In a way the peasants suffered from a double injustice, first by surrendering their property rights and secondly, by being entirely left at the mercy of the Zamindars who rack-rented them. True the Government attempted rectification and passed tenancy legislation (Bengal Rent Acts of 1859 and 1885) to protect the interests of the ryot, but the Zamindars evaded the protective legislation.
The growth of population resulting in an excessive pressure on land played into the hands of the Zamindars and they not in-frequently ejected the ryot. In fact, the peasant was reduced to the position of a Serf.
In the beginning the Zamindars themselves were in great difficulty. The state demand was pitched very high. Added to this over-assessment was the harshness in the method of collection of revenue.
The Zamindars were required to deposit the revenue in the government treasury by the sunset of the last day fixed for the purpose failing which the lands were confiscated and auctioned. This ‘Sunset’ law created great hardships and deprived many Zamindars of their land for temporary difficulties. During 1797-98 estates worth 17 per cent of the total revenue of Bengal were sold for non-payment of the state demand in time.

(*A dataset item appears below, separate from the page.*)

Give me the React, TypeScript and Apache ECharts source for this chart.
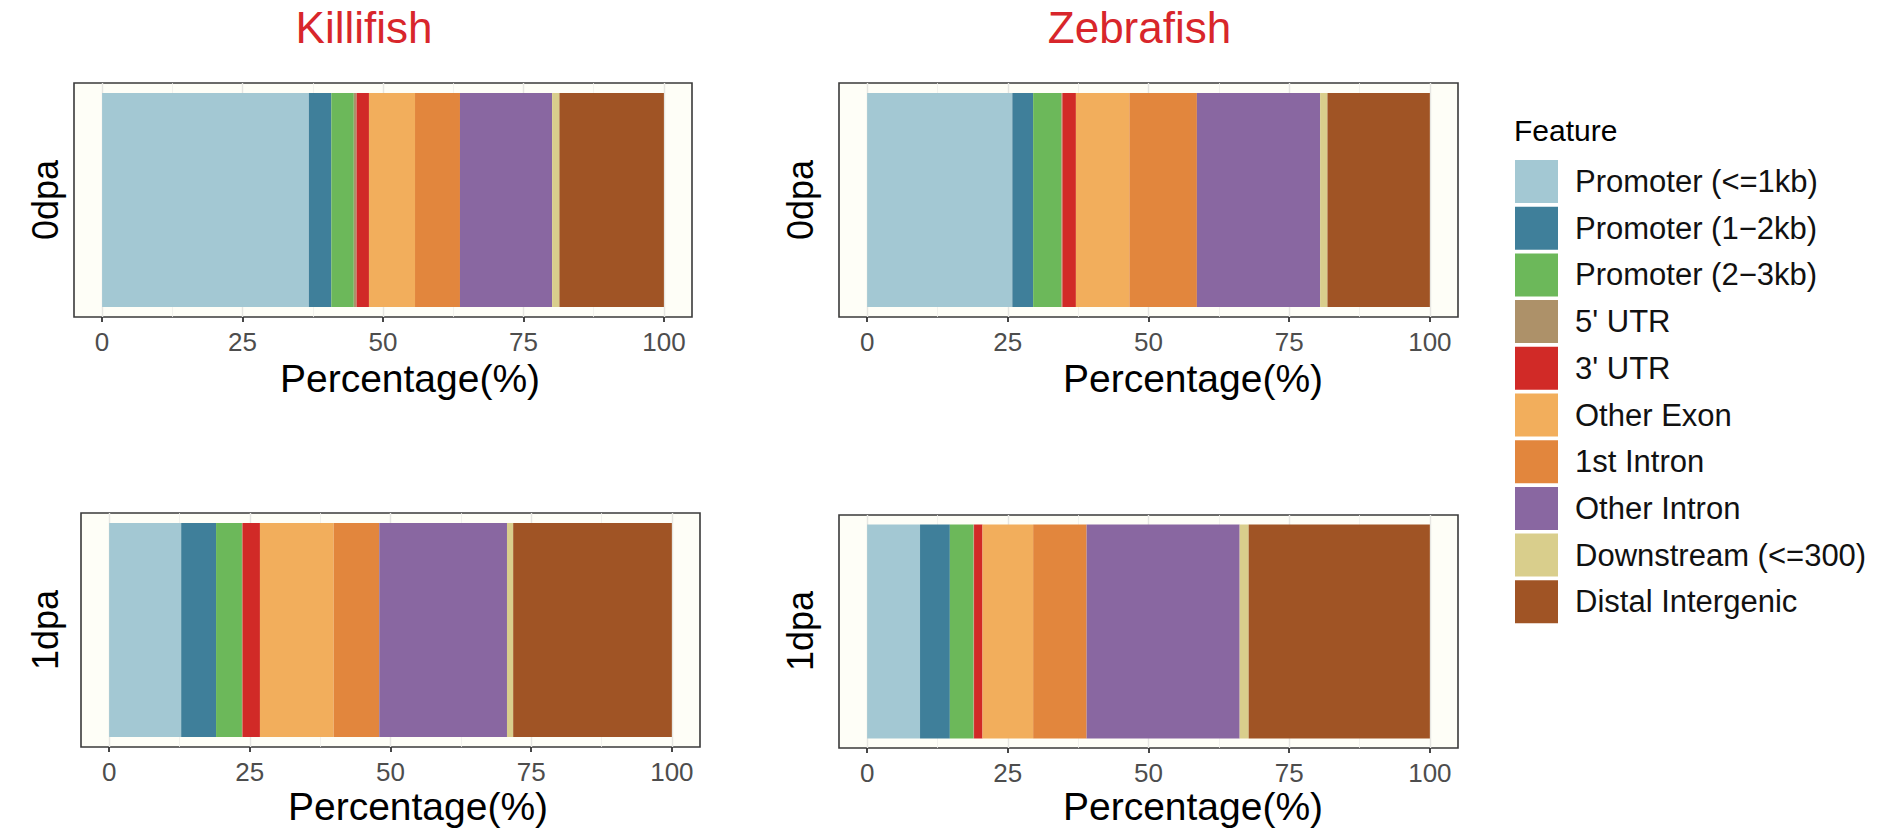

The ‘Sunset’ law created so great insecurity that one time no bidders were coming forth. The frequent changes in the ownership of land affected adversely the condition of the cultivators.
We might say in condition that a temporary settlement for 40 or 50 years, renewable again and again, would have secured all the objectives Cornwallis had in view. It was hardly a wise policy measure to bind posterity for all times.
If some Indian nationalists like Romesh Dutta gave their unqualified support to the policy of permanent settlement it was partly due to the fact that they themselves came from a class which was the beneficiary from the settlement of Bengal and partly due to the fear that the control of the bureaurcray would be worse than that of the Zamindars.
In the twentieth century the economic insufficiency and social injustice of the settlements became very glaring. Besides, it was found against the tenants of political or social justice.
The Government of Free India has tried to set right the wrong done by Cornwallis. The West Bengal Acquisition of Estates Act, 1955, has abolished Zamindars by paying compensation to the Zamindars at a huge expense to the public exchequer.
The Indian career of Cornwallis was to reinstate British reputation. He was the first honest incorruptible Governor India ever saw, and after his example hardly any Governor had dared to contemplate corruption. Hastings is widely credited with the reforming the administration; as matter of fact he achieved practically nothing in this respect, after a first spurt of early promise of some success.
“In his contempt for Jobbery, his determination to place the company’s servants, whom he transferred from merchants to administrators, above the reach of temptation in his anxiety to protect native rights and interests, in constructive ability and in tenacity purpose, he may challenge a comparison with some of the most eminent men who have ruled in India”.